I have long been a fan of the Gallup Strengthsfinder assessment.  This tool is based on the Gallup organization’s research of thousands of professionals in the workplace.  What Gallup has identified in studying professionals over decades is that there are 34 signature workplace themes that essentially define how we think, what we attend to and what we feel compelled to do on a daily basis.

Recently, a coaching client asked me if I had recommendations for activities on an upcoming retreat with her new team.  Immediately, I suggested the Strengthsfinder for the reason that is an affirming individual assessment and also a strategic teambuilding activity.  In addition, at fourteen dollars and fifty cents, the book along with the online assessment is a great price.

Both as individuals and as a society, there is a tendency to focus on our deficits and what we are lacking in compared to others.   As Marcus Buckingham points out in his video, when our children bring home a report card with some As and Bs and two Ds, we are likely to comment only on the nearly failing grades and overlook the A grades.    We tend to focus on remediating deficits more than we focus on building on and developing strengths.   In my work with clients, I consistently notice the tendency to devalue our own talents; just because something, such as carrying on conversation with strangers at a cocktail party (emblematic of the Woo theme), comes easy to us does not mean it comes easy to another individual.  Too often, individuals are disappointed with their own list of strengths and are looking over their shoulders with envy to the individual who possesses strengths on the opposite side of the spectrum.

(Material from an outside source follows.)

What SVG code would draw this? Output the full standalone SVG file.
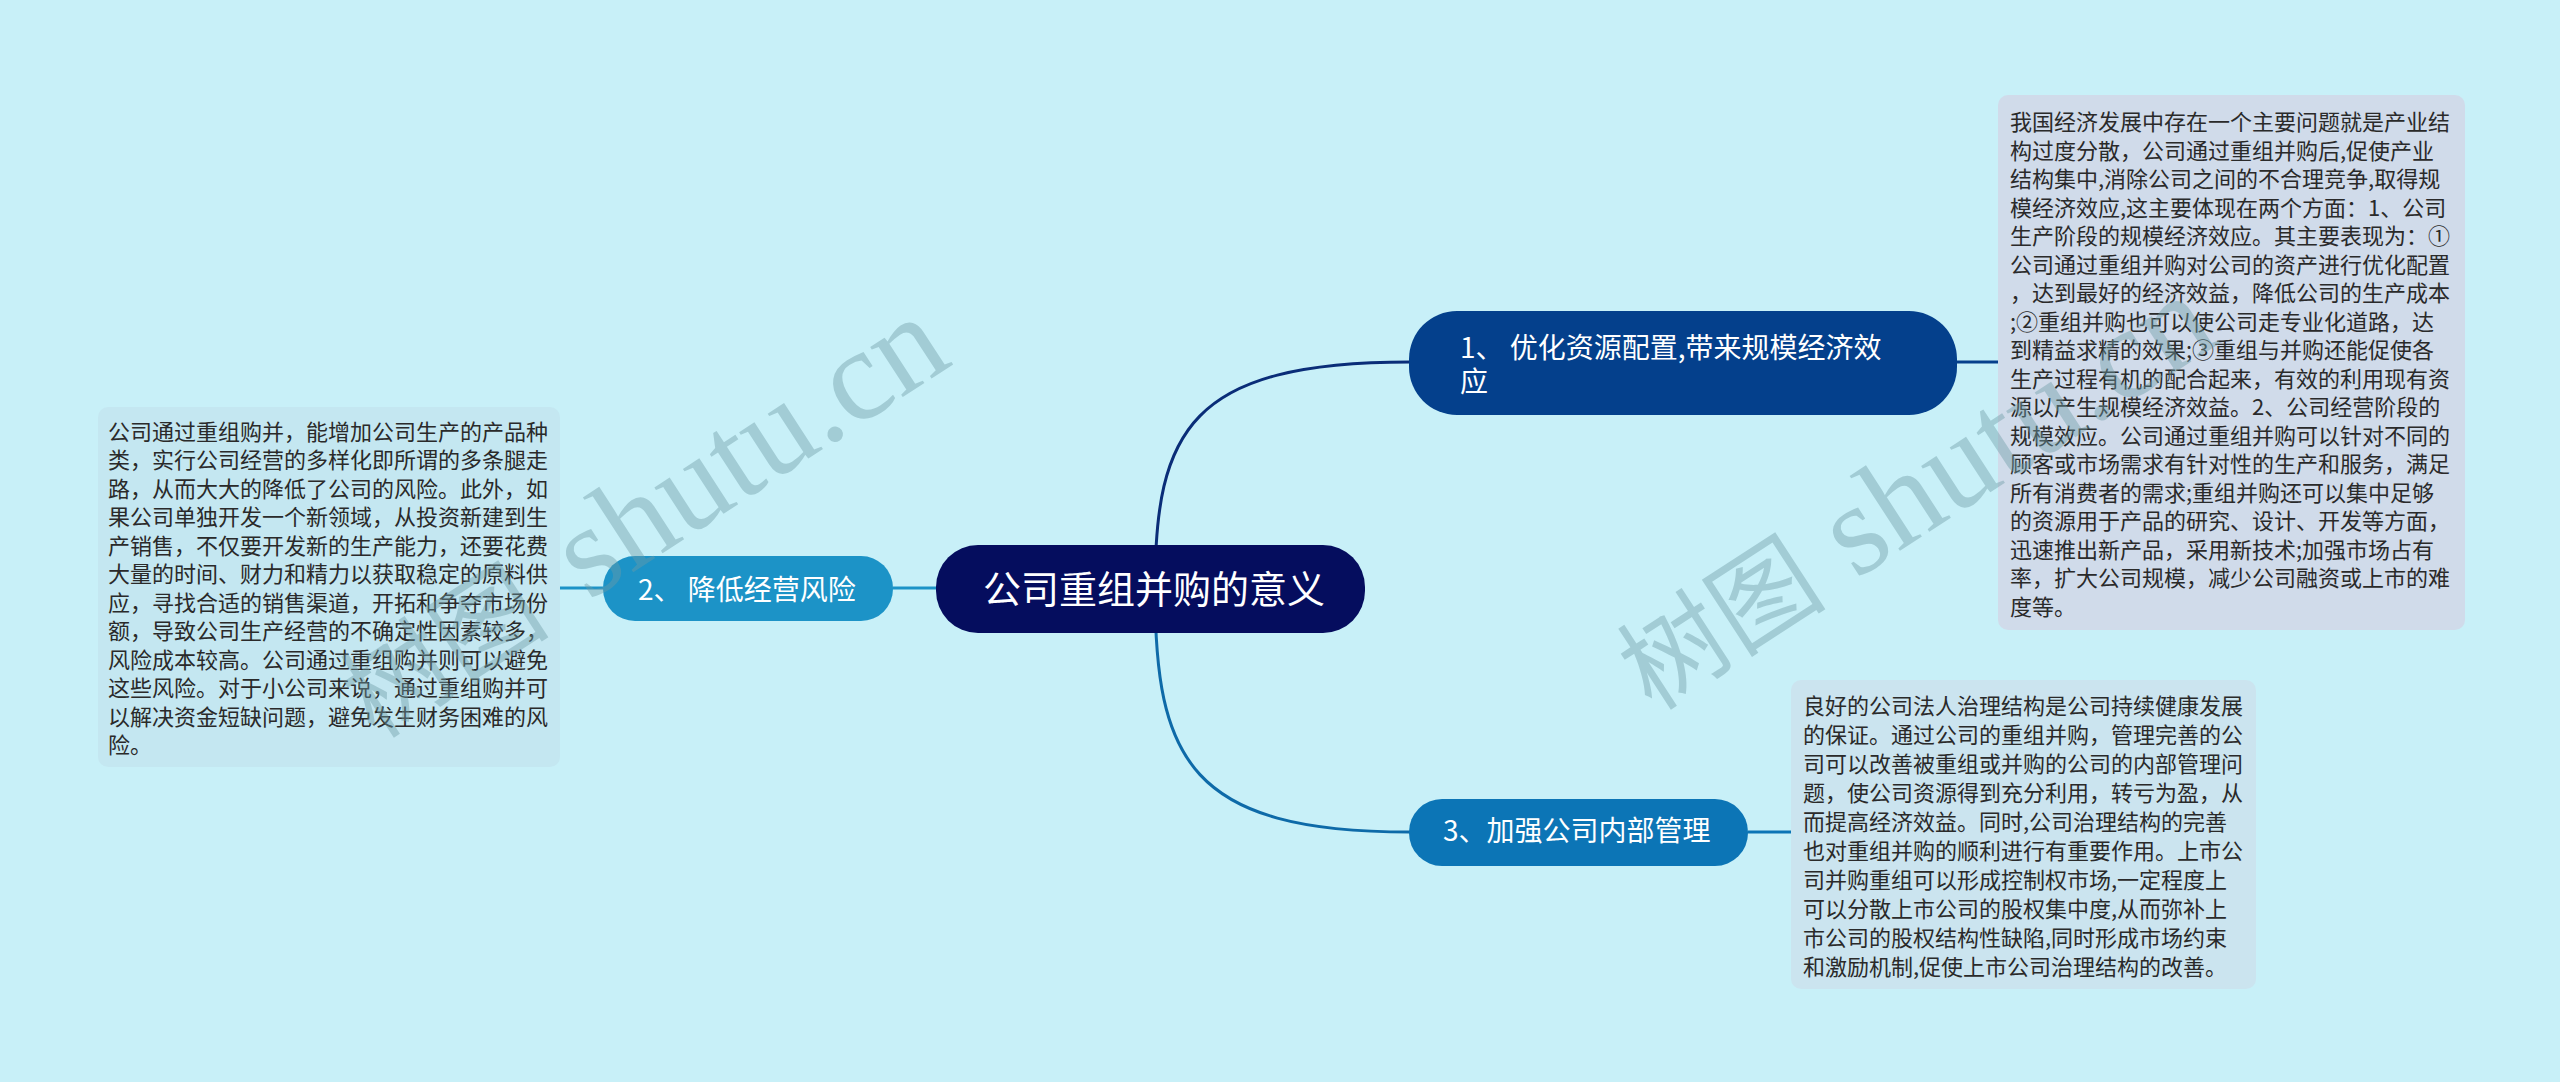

I had the opportunity to observe my client’s team as they reported out on their top five themes from the Strengthsfinder.  Each talked about which 1-2 on their list particularly resonated and then had the opportunity to get feedback about which ones stood out to their fellow team members.   The exercise gave the team a new language and frame of reference to understand themselves and one another in a positive light.

In addition, it allowed the team to think about the broader mix of strengths in the group and where the strengths overlapped and complimented one another.  It is helpful to examine the group’s strengths as it relates to the four main buckets of strengths: Executing, Influencing, Relationship Building, and Strategic.  Then the team might notice patterns; for example, they might be strong in Strategic and Executing strengths, but weaker in Relationship Building and Influencing strengths.  This particular client will be hiring new team members and can use this data to hire individuals that will balance out the current mix of strengths.  In addition, the current team can use this information to work more collaboratively in ways not foreseen previously.

All in all, the Strengthsfinder tool is low-hanging fruit for any team looking to enhance team member engagement and performance.